Short answer: inductor ripple is more or less irrelevant. Look elsewhere for EMI issues.
There are also reasons why you might not be able to reduce the inductance, anyway. Integrated regulators typically have control schemes (peak current mode control, most importantly), and fixed compensation, such that a ripple fraction below say 30%, or more than 100% at nominal ratings, causes undesirable behavior, or even malfunction.
But assuming a flexible design (or early enough in the design process that this is a consideration), what then?
There is missing context here, so let me illustrate what EMI is concerned with:

simulate this circuit – Schematic created using CircuitLab
Say we have a basic circuit like this. We have full (">100%") ripple current at the input (to C1 and V1), and continuous current (or a ramp waveform, anyway) at the output (to C2 and RL).
What reducing the current ripple will do, is reduce the low-frequency (near Fsw) ripple at the output, proportionally, and the input slightly (since it goes from, say, "120%" ripple, to "110%", but only down to "100%" for infinite inductance).
A reduction in input peak current has a small effect on its EMI, because the peak current change is slightly lower.
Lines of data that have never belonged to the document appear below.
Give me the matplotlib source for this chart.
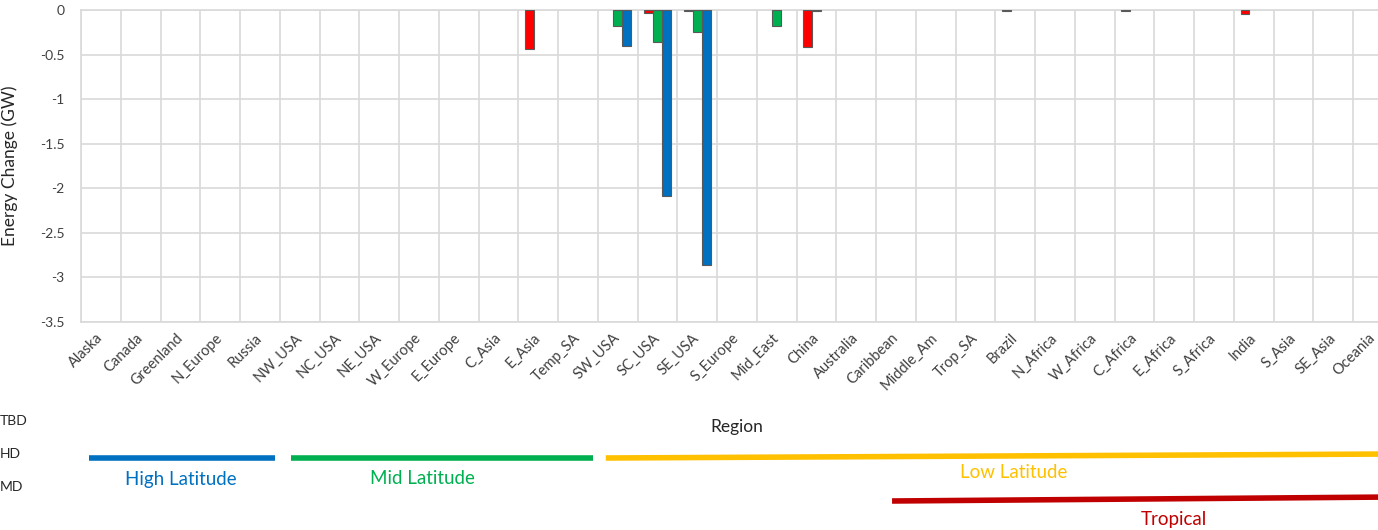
import numpy as np
import matplotlib.pyplot as plt
from matplotlib.transforms import blended_transform_factory

plt.rcParams['font.family'] = ['Lato', 'DejaVu Sans']

regions = ['Alaska', 'Canada', 'Greenland', 'N_Europe', 'Russia', 'NW_USA', 'NC_USA',
           'NE_USA', 'W_Europe', 'E_Europe', 'C_Asia', 'E_Asia', 'Temp_SA', 'SW_USA',
           'SC_USA', 'SE_USA', 'S_Europe', 'Mid_East', 'China', 'Australia', 'Caribbean',
           'Middle_Am', 'Trop_SA', 'Brazil', 'N_Africa', 'W_Africa', 'C_Africa', 'E_Africa',
           'S_Africa', 'India', 'S_Asia', 'SE_Asia', 'Oceania']

# energy change (GW) per region, regions left out have no bar
tbd = {'E_Asia': -0.44, 'SC_USA': -0.03, 'SE_USA': -0.01, 'China': -0.41,
       'Brazil': -0.01, 'C_Africa': -0.01, 'India': -0.04}
hd = {'SW_USA': -0.18, 'SC_USA': -0.36, 'SE_USA': -0.25, 'Mid_East': -0.18, 'China': -0.01}
md = {'SW_USA': -0.40, 'SC_USA': -2.09, 'SE_USA': -2.86}

series_names = ['TBD', 'HD', 'MD']
series_vals = [tbd, hd, md]
series_cols = ['#FF0000', '#00B050', '#0070C0']

group_names = ['High Latitude', 'Mid Latitude', 'Low Latitude', 'Tropical']
group_first = ['Alaska', 'NW_USA', 'SW_USA', 'Caribbean']
group_last = ['Russia', 'Temp_SA', 'Oceania', 'Oceania']
group_cols = ['#0070C0', '#00B050', '#FFC000', '#C00000']

W, H = 1378, 530
fig = plt.figure(figsize=(W / 100, H / 100), dpi=100)
# right edge of the plot runs past the picture (cropped original)
ax = fig.add_axes([81 / W, 1 - 322 / H, 1312 / W, 312 / H])

x = np.arange(len(regions))
bw = 0.215
for k, (vals, col) in enumerate(zip(series_vals, series_cols)):
    xs = [regions.index(r) for r in vals]
    ax.bar(np.array(xs) + (k - 1) * 0.226, list(vals.values()), bw,
           color=col, edgecolor='#595959', linewidth=0.8, zorder=3)

ax.set_xlim(-0.5, len(regions) - 0.5)
ax.set_ylim(-3.5, 0)
ax.set_yticks(np.arange(-3.5, 0.01, 0.5))
ax.set_yticklabels(['%g' % v for v in np.arange(-3.5, 0.01, 0.5)])
ax.set_xticks(x)
ax.set_xticklabels(regions, rotation=45, ha='right', va='center', rotation_mode='anchor')
ax.set_xticks(np.arange(-0.5, len(regions), 1), minor=True)
ax.tick_params(axis='both', which='both', length=0, labelsize=10, colors='#404040')
ax.tick_params(axis='x', pad=10, labelsize=10.5)
ax.tick_params(axis='y', pad=12)
ax.grid(True, axis='y', color='#D9D9D9', linewidth=1.2, zorder=0)
ax.grid(True, axis='x', which='minor', color='#D9D9D9', linewidth=1.2, zorder=0)
for s in ax.spines.values():
    s.set_color('#D9D9D9')
    s.set_linewidth(1.2)

ax.set_ylabel('Energy Change (GW)', fontsize=12.5, color='#262626')
ax.yaxis.set_label_coords(-0.048, 0.5)
ax.set_xlabel('Region', fontsize=12.5, color='#262626')
ax.xaxis.set_label_coords(0.5, -0.335)
ax.xaxis.label.set_va('center')

# cut-off legend entries on the left
for name, yp in zip(series_names, [421, 454, 487]):
    fig.text(0.0, 1 - yp / H, name, fontsize=10, color='#262626', va='center', ha='left')

# region group bars under the axis
tr = blended_transform_factory(ax.transData, fig.transFigure)
start_pad = [-0.3, -0.22, -0.3, -0.1]
line_y = [(458, 458), (458, 458), (458, 454), (501, 497)]
label_x = [2.0, 8.1, 22.95, 27.0]
label_y = [479, 478, 473, 519]
for name, a, b, col, sp, ly, lx, ty in zip(group_names, group_first, group_last, group_cols,
                                            start_pad, line_y, label_x, label_y):
    x0 = regions.index(a) + sp
    x1 = regions.index(b) + 0.38 if b != 'Oceania' else len(regions) - 0.5
    fig.add_artist(plt.Line2D([x0, x1], [1 - ly[0] / H, 1 - ly[1] / H], transform=tr,
                              color=col, linewidth=4, solid_capstyle='butt'))
    fig.text(lx, 1 - ty / H, name, transform=tr, fontsize=13.5, color=col,
             ha='center', va='center')

fig.savefig('out.png', dpi=100)
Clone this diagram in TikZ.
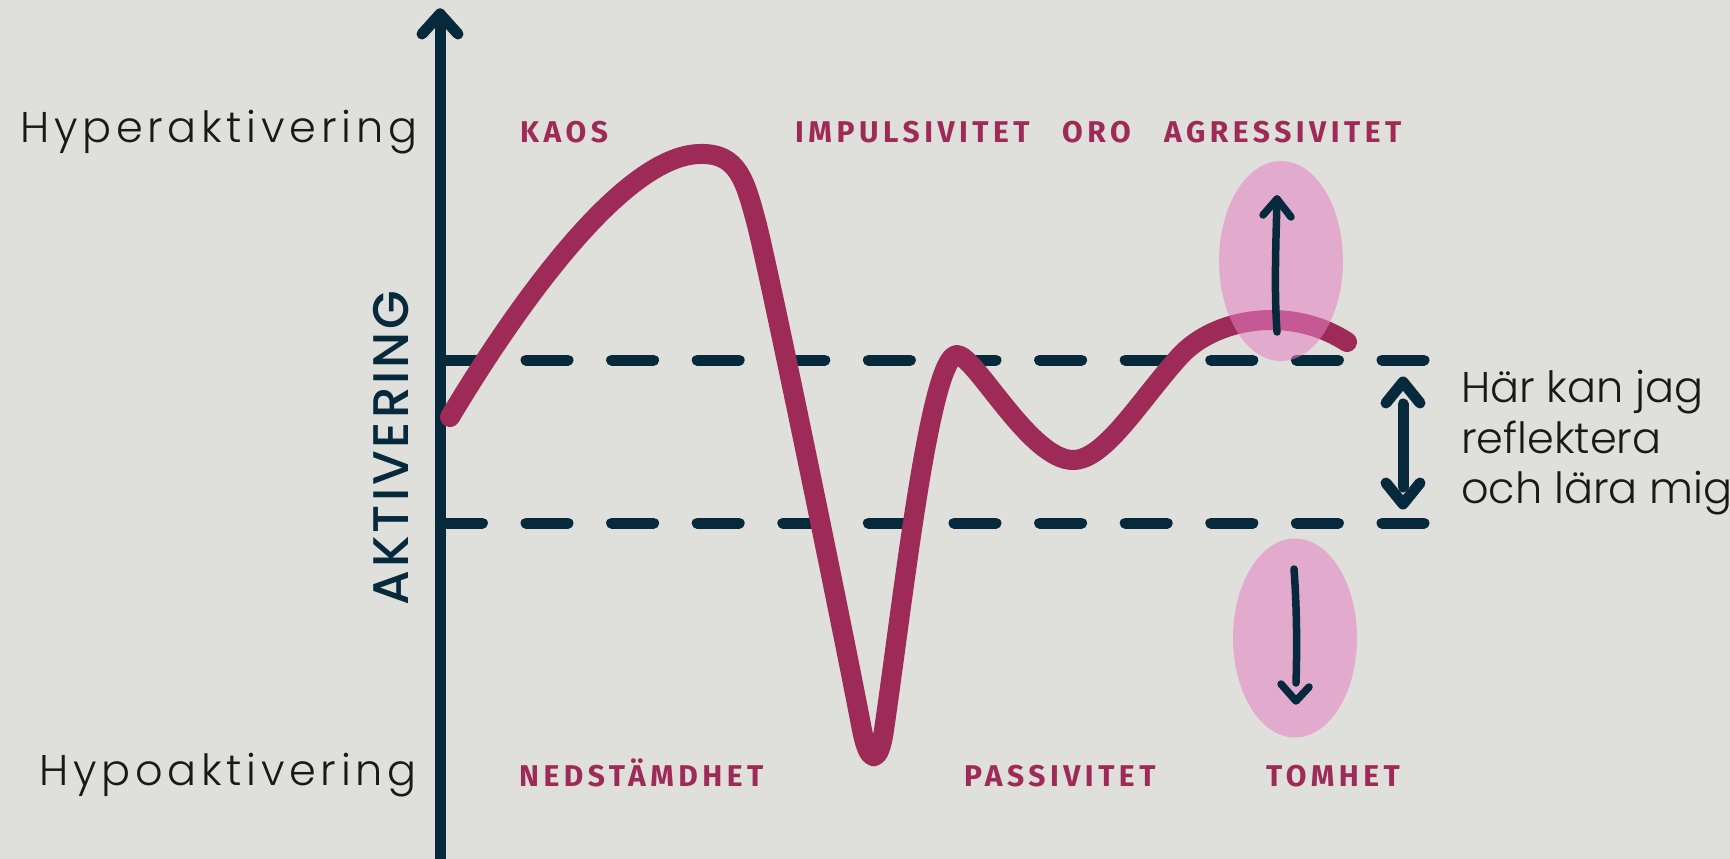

Since the current is square-wave (well, trapezoidal, but square is equivalent for EMI purposes), the amplitude of harmonics is proportional to the delta.
In any case, suppose we put arbitrarily strong filters on the input and output (more than just C1 and L1-C2). We can reduce DM (differential mode) as far as we like, by choosing filters with F0 at some fraction of Fsw, and as high of an order we like. But we can still have EMI problems. How?

simulate this circuit
Consider this schematic, with two important changes:
- The input and output cables are replaced with bias tees (LC networks). For this purpose, these are called LISNs (line impedance stabilization networks). The RF ports are represented by termination resistors R1-R4; these would be RF connectors, and in general, any of them might instead be a transmitter (for immunity/susceptibility testing), receiver (for emissions testing), or terminated (an actual resistor).
- Ground has been floated, and a few parasitics added: C5, C6 and LG.
Note the effect of the parasitics: the shown values are arbitrary, and they could be in more places than these. The point is more to get you to think about where possible offsets could arise from, and thus, some ground loop voltage exists between connectors. In this case, it's directly across the switching loop, so no matter how carefully we filter the DM, we are left with the same CM voltage.
Thus, DM filters are necessary, but not sufficient, to improve EMI.
Ground loops exist in PCBs, between components, along traces, across ground pours, etc. It can be avoided by making tight loops (place C1, M1, D1 very close together), and keeping connections away from those loops. (Instead of routing across the board, with a layout arranged like the components on this schematic, consider putting the connectors on the same side of the board, so that their grounds can be shorted together locally.)
Stray capacitors can exist between the board and its surroundings (C5 is here expressing the circuit-ground-to-surroundings or PCB self capacitance), and between circuit nodes and circuit ground or connectors by capacitance from components, heatsinks, etc. A common source of EMI is the capacitance on a transistor's heatsink tab, which might only be a few pF, but that's more than enough when the switching voltage is say a few hundred V, and the EMI threshold is only a few mV. (If this were a synchronous converter, so D1 is a MOSFET, its tab would have exactly the effect given by C6, assuming the heatsink were earthed.)
The bias tees may also be called CDN (coupling-decoupling network), AMN (artificial mains network), etc., depending on construction, and the test being performed. In any case, their purpose is to present a well-known impedance to the circuit (EUT, equipment under test) side, while keeping noise (whether emissions or test signals) away from the sources/loads (auxiliary equipment), and communicating high frequencies between EUT and the test equipment.
Thus, although the circuit has expanded, we've reduced the problem. Instead of trying to reason about an arbitrary, noisy, random impedance circuit, we've abstracted it down to a collection of RF ports, with bias voltage/current passed in, and we characterize the RF response between those ports:

simulate this circuit
If we wish to characterize DM, we can subtract VIN and GNDIN, or VO and GNDOUT, and measure that specifically. For CM, we average the pairs instead. Note that, when we average the input and output pairs individually, we are left with a two-port, where the EUT looks like a series element between CM ports:

simulate this circuit
The same is true for DM of course. And we can do both simultaneously, using superposition. Typically, a balun transformer would be used on each pair of ports, so that DM (port 1 - port 2) and CM (port 1 + port 2) are obtained simultaneously.
We could even measure the transfer function of the EUT (from port 1 to port 2, or vice versa, and in whatever N/CM/DM mode we like); though this isn't very interesting for most EMI testing purposes.